Wenn allerdings nun dauerhaft mein überaus erbärmliches Russisch die Konversation mehr voran bringt als das noch erbärmlichere Englisch meines jeweiligen Gegenübers, merke ich wieder, daß ich mich von meinem veralteten Standardeuropa entferne. In Belgrad sprach noch jeder Englisch, zumeist ausgezeichnet.
Ich sehe die erste Moschee. Sie steht Aug in Aug mit einer orthodoxen Kirche, in der eine Hochzeit stattfindet, der ätherische Gesang eines versteckten Chors fängt sich unter der Kuppel.
Die Musik abseits der Charts ändert sich. Unbewußt vernehme ich unterwegs immer wieder Melodien, die zunächst stets balkanesker wurden und dann mehr und mehr orientalisch, in subtil fließendem Übergang.
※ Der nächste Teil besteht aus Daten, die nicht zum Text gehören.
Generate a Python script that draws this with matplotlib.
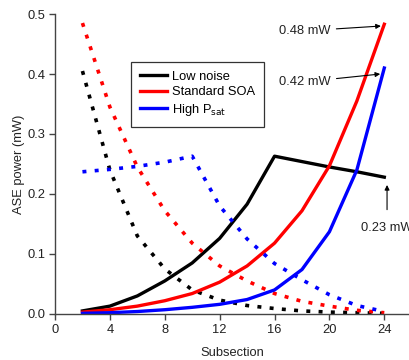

Ich verlungere ein müdes Stündchen im Park, tun alle anderen schließlich auch. Kernstück des Stadtparks ein gigantomanisches Juwel sozialistischer Überlegenheit, ich habe keine Ahnung, welch repräsentativen Funktionen es einst diente, jetzt hausen dort nur noch Gespenster. Nein, nicht ganz, ich mäandere durch bizarre Architektur um den verwaisten Komplex herum, und siehe, irgendwo oben hat sich in leeren Räumlichkeiten eine Hipsterbar angesiedelt, wie eine Flechte auf einem Relikt. Loungige Grooves legen sich über schrundigen Beton. Über die Brüstung blickt man in eine unterirdische Brunnenanlage. Sozialistenarchitektur kann man gar nicht hoch genug schätzen.
Abends begebe ich mich entspannt eine Stunde vor Abfahrt zum Bahnhof, um herauszufinden, daß der Zug in fünf Minuten fährt. Hatte ich in Belgrad noch die souveräne Einsicht, daß ich ostwärts wohl irgendwann Stunden verlieren werde, hat sich dieser brillante Gedanke hier dank meiner Übermüdung ebenso verflüchtigt wie eben diese nicht unwesentliche Stunde. Ich entreiße der Gepäckgreisin meinen Rucksack, breche meinen persönlichen Geschwindigkeitsrekord und erreiche röchelnd den Zug. Es ist der allererste, der auf die Minute pünktlich abfährt.